How to bury negative search results:
4 steps to hide bad search results and repair your online reputation
In an ideal world, we’d be able to remove or hide all of the misleading, outdated, and negative search results for ourselves. Except under exceptional cases, most material is here to remain. Delete what you can, but making your own constructive content to counteract the negatives is an excellent way to maintain the power of your image and boost your search results. But, how do you reduce negative search terms linked with your name or your brand name?
It should be noted that if you want to withdraw it totally from the internet, this is not possible all the time. Let’s explore more possible ways to get it down.
Step 1: Create and maintain your public reputation on all platforms
Some websites regularly rank high in search results. You can suppress negative results by merely making a profile there with your name and some identifying details. Make sure your privacy settings are set to publicly viewable and only post material that you are certain you will not regret later. Here is a list of some high priority websites:
- Google+
- MySpace
- About.Me
- Blogger
- Formspring.me
- Foursquare
- Tumblr
- StumbleUpon
- Photobucket
- Quora
- Digg
- Plixi
- Yahoo Pulse
- Flickr
Step 2: Comment publically on news articles, forums, and social networking sites.
You may use your real name to register on media sites and comment on blogs, but these posts do not score as well as those on the sites mentioned above. Posting under your real name may be a smart tactic for marketing yourself if you’re willing to engage in any self-censorship. Knowing that everything you say online could end up on Google, use your posts to your benefit: publish smartly, grammatically right, spell-checked, well-reasoned text. Present yourself in the field where you want to build a reputation for yourself.
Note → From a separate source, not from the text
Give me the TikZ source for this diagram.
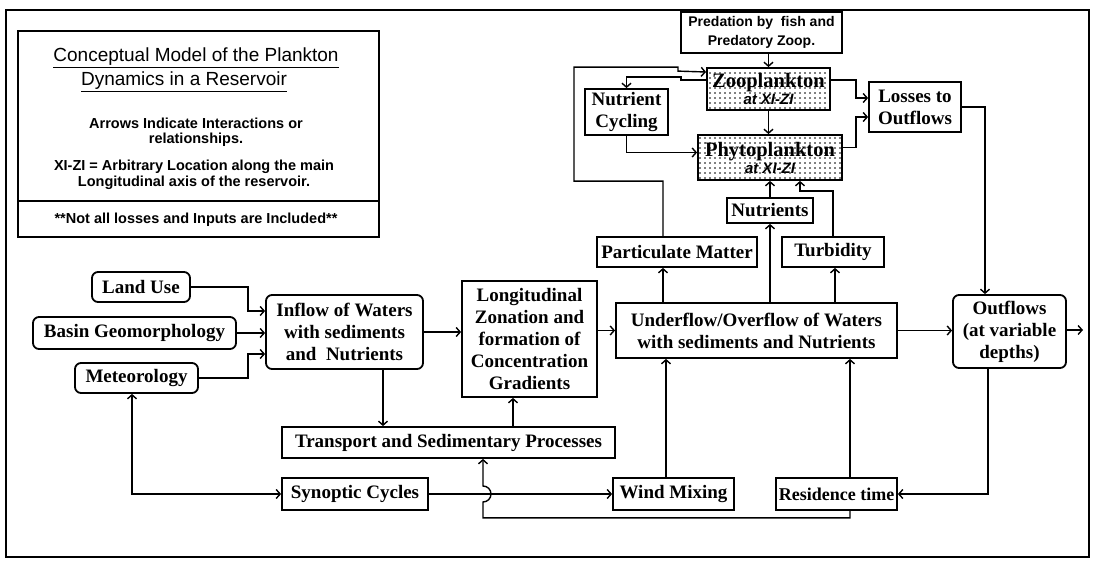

Step 3: Link with multiple sites.
Google calculates a site’s position in search results in part by calculating how often other pages refer to it. You can improve the visibility of your content by linking it with other relevant pages. Create a Twitter profile, add it to your Formspring profile, connect all to your Facebook profile, and access all of them from your Blogger page. Of course, the more you do connect your accounts and with other accounts, the more likely it is that they can relate to your posts, boosting your performance much more.
Step 4: Reclaim negative keywords
If a quest for your name yields mostly positive results, but adding certain keyword yields negative or inappropriate results, try to recover the term. Assume that a search for “John Doe” yields positive results, but a search for “John Doe” including “State College” yields negative results. To equate the term “State College” with his good image, John Doe should begin using it in his positive content creation.